DATA RECORDS –

-- Begin --

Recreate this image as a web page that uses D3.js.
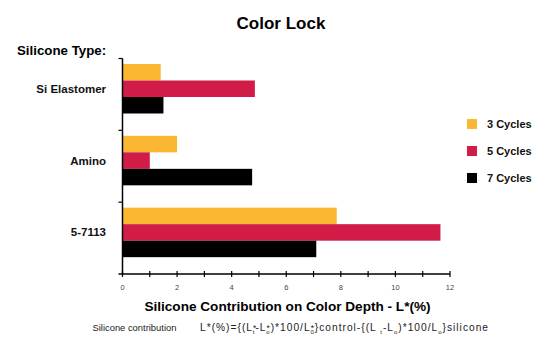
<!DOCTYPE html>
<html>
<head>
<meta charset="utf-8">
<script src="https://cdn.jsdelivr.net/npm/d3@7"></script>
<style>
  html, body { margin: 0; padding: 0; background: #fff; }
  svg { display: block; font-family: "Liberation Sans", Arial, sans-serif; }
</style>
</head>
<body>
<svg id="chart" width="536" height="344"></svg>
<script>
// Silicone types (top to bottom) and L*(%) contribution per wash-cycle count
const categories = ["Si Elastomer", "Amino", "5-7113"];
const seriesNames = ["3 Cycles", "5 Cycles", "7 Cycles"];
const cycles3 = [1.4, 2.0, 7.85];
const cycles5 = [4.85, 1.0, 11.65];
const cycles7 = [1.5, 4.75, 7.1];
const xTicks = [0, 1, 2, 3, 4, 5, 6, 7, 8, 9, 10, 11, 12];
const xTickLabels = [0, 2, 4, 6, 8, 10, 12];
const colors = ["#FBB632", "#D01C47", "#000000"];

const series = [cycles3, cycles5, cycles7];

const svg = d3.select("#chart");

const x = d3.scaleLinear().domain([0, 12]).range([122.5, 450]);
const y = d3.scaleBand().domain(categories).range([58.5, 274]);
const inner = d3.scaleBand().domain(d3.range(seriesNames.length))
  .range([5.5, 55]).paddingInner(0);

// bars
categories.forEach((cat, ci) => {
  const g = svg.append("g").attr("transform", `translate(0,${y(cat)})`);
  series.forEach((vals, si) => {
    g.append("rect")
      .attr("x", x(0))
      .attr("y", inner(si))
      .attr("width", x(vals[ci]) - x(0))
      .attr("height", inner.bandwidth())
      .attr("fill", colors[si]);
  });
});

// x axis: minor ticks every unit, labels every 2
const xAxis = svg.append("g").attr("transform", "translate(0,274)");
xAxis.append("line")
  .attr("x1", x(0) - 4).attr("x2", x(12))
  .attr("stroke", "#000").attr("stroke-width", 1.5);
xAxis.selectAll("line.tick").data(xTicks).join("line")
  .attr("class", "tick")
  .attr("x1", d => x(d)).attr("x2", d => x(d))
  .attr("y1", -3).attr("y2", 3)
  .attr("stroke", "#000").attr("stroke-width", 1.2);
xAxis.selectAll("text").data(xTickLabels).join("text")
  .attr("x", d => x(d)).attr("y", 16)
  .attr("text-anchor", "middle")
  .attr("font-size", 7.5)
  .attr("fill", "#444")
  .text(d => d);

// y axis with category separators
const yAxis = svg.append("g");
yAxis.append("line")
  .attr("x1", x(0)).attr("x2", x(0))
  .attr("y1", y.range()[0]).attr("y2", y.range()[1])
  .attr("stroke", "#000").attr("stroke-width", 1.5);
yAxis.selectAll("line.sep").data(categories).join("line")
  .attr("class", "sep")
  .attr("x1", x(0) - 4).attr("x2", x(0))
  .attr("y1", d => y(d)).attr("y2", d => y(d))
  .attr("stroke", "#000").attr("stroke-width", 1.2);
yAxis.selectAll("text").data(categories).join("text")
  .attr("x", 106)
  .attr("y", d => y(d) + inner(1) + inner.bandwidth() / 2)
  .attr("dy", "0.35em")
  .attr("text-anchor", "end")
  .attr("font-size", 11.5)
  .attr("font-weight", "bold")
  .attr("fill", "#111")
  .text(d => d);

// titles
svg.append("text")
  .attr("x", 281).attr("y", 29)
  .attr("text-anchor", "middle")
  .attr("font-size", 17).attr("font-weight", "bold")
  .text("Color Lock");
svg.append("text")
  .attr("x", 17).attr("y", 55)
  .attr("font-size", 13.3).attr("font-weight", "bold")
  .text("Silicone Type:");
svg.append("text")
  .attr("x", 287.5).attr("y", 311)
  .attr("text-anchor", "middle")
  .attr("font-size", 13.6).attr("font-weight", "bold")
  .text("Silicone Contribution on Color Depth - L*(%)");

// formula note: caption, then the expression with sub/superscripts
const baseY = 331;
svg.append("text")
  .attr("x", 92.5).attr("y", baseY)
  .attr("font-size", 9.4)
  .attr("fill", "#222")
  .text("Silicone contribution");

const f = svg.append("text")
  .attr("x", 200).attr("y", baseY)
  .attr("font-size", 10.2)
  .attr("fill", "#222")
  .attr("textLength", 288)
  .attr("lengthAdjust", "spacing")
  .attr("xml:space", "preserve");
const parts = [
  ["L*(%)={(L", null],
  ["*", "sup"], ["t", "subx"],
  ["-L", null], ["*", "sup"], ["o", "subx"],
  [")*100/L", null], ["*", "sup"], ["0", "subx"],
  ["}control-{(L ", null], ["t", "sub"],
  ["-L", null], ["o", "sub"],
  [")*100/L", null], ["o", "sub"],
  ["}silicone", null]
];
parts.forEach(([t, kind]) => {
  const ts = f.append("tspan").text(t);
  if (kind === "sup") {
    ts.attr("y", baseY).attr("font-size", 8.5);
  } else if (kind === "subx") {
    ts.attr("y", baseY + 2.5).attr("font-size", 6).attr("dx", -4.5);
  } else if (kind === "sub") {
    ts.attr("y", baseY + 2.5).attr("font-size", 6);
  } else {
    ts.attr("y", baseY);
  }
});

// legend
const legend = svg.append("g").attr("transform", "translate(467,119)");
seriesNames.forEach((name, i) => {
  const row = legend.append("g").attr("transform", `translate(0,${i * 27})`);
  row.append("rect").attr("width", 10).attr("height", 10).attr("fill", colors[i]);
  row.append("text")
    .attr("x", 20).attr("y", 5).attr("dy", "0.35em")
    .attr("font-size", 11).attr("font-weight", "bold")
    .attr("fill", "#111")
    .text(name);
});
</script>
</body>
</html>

-- End --
-- Begin --

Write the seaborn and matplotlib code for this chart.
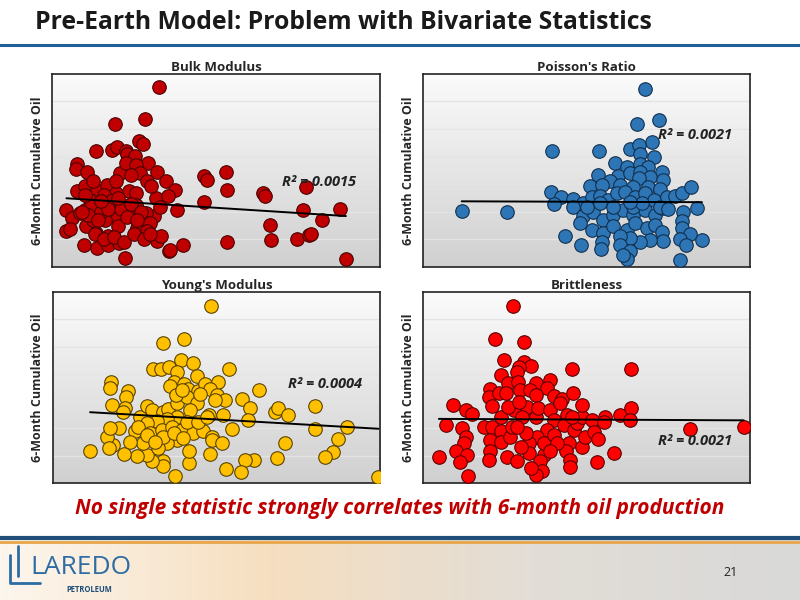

-- End --
-- Begin --

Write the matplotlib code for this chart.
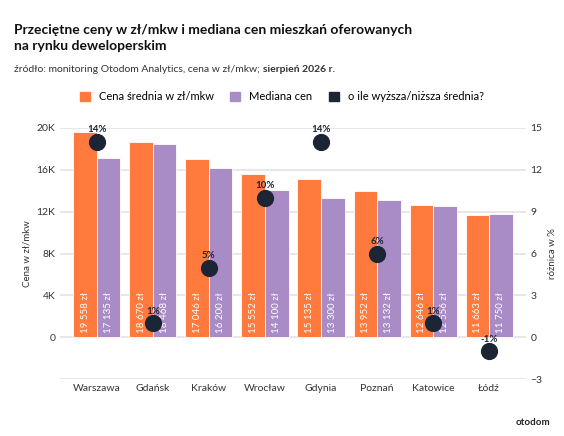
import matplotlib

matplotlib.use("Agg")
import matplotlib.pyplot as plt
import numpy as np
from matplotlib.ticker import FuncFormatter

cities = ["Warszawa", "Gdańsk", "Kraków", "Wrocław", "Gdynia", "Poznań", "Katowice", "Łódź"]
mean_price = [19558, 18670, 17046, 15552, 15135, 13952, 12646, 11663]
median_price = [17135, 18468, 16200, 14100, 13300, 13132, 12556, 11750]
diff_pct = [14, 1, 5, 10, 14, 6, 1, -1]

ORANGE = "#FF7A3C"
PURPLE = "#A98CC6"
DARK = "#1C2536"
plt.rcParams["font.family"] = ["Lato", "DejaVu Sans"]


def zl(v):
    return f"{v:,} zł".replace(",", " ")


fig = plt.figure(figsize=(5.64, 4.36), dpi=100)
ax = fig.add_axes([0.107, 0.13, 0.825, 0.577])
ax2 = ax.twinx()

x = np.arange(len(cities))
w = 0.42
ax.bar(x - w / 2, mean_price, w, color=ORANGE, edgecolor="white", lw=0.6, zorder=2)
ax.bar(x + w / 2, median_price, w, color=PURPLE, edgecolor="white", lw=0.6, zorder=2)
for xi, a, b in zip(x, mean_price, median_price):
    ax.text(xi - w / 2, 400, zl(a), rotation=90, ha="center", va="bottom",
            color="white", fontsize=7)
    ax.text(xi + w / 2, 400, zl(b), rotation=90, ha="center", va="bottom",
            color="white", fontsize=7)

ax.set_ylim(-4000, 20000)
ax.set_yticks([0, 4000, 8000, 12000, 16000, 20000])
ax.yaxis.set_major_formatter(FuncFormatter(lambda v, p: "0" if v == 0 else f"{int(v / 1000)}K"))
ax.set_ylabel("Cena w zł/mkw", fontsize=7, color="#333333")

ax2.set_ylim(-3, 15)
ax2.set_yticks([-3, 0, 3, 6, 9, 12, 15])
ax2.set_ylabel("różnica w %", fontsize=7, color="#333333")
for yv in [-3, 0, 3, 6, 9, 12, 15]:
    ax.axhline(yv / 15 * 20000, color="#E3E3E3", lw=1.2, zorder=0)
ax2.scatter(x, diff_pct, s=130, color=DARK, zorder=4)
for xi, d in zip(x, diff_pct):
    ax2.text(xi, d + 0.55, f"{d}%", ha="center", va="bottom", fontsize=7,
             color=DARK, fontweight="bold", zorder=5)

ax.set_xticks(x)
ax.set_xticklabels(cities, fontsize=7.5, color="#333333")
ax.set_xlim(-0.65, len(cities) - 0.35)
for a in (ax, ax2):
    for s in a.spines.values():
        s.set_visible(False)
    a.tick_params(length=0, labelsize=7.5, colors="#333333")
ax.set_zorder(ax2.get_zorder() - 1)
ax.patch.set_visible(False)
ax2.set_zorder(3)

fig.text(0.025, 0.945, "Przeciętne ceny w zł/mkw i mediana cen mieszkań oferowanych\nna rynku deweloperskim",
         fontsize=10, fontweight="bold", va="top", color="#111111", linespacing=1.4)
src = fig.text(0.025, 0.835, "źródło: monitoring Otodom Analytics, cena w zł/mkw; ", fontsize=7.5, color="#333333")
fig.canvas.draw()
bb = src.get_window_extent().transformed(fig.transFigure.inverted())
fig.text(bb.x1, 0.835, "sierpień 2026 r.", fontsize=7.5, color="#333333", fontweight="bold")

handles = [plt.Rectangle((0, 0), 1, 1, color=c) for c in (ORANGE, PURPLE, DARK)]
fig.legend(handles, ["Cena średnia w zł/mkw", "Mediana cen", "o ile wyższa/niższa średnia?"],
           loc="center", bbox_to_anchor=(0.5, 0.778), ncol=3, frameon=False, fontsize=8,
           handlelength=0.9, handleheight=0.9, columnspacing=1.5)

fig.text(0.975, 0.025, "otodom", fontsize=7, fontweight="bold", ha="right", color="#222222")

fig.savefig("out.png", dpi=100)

-- End --

TASK DIRECTIONS –
Search the data above for the string "this" and copy each line that has it.

PROBLEM SOLUTION –
Recreate this image as a web page that uses D3.js.
Write the seaborn and matplotlib code for this chart.
Write the matplotlib code for this chart.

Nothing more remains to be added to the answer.